● **THE PROBLEM**
Leaving the pictures out, print the lines from the first line of the listing through the line containing "plt.rcParams['font.family'] = ['Liberation", exactly as they read, and no others.

● **COLLECTED MATERIAL**
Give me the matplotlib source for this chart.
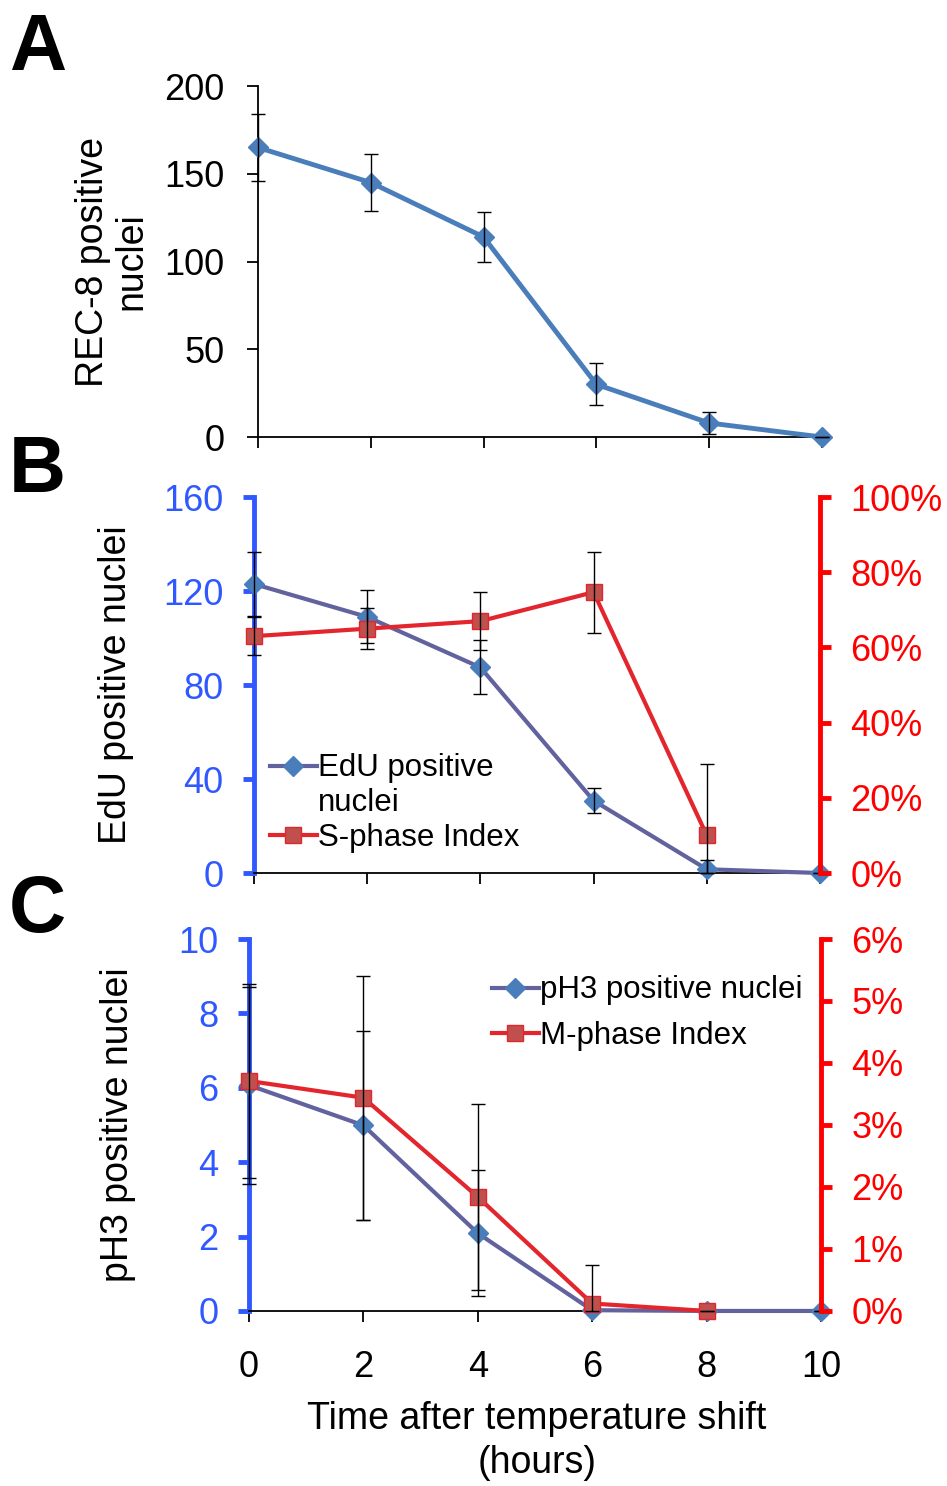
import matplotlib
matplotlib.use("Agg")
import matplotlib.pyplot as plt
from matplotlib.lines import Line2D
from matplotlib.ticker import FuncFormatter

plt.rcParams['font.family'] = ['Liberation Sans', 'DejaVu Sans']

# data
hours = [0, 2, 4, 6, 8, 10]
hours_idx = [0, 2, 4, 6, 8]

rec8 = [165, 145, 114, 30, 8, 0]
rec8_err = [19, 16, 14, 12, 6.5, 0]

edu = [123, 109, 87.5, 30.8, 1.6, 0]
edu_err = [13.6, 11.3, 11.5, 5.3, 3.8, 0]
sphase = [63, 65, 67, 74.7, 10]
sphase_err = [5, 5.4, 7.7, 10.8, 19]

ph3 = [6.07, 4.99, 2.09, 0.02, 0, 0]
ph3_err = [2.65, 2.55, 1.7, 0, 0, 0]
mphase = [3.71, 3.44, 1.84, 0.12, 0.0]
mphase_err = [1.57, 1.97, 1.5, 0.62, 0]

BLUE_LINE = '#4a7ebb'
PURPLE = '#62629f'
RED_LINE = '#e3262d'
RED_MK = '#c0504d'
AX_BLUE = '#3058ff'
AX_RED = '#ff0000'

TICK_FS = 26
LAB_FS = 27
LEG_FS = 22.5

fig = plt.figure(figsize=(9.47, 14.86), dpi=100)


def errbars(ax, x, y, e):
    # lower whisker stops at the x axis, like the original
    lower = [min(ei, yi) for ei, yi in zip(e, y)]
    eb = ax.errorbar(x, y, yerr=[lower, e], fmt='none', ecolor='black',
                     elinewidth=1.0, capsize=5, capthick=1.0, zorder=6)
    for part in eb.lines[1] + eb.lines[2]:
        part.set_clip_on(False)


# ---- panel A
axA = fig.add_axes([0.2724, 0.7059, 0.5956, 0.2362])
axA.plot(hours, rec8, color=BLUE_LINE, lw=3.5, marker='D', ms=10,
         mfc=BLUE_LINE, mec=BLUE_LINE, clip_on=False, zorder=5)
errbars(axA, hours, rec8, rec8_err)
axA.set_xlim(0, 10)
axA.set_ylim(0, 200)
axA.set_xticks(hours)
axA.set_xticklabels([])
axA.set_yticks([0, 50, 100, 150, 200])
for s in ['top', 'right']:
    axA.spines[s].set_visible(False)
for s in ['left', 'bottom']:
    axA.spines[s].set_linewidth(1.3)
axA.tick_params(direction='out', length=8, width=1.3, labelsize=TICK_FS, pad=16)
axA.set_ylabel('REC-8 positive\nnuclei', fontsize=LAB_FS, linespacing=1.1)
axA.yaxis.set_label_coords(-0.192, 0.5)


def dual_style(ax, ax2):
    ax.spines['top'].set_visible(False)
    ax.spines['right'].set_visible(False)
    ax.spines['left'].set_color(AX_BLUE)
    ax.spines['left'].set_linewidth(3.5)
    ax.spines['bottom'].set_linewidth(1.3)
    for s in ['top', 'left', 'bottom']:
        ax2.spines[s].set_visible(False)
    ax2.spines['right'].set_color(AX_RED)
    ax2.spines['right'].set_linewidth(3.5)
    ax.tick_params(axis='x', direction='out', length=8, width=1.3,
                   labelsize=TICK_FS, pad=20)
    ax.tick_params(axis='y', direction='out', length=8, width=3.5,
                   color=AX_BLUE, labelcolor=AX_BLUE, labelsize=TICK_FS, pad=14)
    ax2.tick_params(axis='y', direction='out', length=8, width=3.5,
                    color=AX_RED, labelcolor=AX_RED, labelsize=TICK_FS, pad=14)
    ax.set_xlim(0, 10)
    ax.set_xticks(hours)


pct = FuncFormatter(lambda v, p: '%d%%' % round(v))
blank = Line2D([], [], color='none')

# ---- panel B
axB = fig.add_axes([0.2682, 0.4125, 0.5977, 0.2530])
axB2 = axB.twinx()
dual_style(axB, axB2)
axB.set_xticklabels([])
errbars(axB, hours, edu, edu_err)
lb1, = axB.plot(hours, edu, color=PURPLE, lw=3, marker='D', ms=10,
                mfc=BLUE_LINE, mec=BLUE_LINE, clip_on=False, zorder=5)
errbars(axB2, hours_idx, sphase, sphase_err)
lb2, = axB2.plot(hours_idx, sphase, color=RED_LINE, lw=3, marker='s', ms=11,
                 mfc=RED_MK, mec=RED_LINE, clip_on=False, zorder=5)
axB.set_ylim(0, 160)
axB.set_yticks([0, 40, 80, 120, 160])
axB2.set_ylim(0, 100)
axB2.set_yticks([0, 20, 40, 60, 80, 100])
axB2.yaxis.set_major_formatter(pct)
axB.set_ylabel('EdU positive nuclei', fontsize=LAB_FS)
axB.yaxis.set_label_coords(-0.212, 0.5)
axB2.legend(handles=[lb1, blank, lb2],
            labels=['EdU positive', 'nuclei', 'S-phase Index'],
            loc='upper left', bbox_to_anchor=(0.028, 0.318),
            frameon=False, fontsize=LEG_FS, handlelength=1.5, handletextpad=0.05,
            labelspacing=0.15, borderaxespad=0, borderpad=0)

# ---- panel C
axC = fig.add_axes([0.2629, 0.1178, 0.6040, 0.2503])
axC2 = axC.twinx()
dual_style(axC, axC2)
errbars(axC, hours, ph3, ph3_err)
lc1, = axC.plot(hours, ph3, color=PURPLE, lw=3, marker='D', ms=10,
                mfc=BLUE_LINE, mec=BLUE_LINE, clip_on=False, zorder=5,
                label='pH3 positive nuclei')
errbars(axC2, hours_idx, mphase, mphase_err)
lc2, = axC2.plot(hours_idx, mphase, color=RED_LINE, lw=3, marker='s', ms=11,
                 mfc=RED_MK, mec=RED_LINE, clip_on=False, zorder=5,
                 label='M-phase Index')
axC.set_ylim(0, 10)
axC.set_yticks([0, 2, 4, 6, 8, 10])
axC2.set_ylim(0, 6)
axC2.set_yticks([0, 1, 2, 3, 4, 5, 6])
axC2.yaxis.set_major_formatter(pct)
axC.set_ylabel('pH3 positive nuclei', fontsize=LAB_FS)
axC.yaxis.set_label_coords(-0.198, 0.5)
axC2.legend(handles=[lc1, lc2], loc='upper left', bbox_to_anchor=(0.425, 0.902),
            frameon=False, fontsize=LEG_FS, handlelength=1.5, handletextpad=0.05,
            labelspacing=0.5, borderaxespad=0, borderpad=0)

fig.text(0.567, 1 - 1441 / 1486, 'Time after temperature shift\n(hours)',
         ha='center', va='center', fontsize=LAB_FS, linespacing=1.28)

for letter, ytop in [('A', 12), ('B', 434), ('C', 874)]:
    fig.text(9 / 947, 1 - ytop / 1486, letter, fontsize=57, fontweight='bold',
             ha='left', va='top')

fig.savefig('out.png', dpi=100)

● **SOLUTION FOR THIS PROBLEM**
Give me the matplotlib source for this chart.
import matplotlib
matplotlib.use("Agg")
import matplotlib.pyplot as plt
from matplotlib.lines import Line2D
from matplotlib.ticker import FuncFormatter

plt.rcParams['font.family'] = ['Liberation Sans', 'DejaVu Sans']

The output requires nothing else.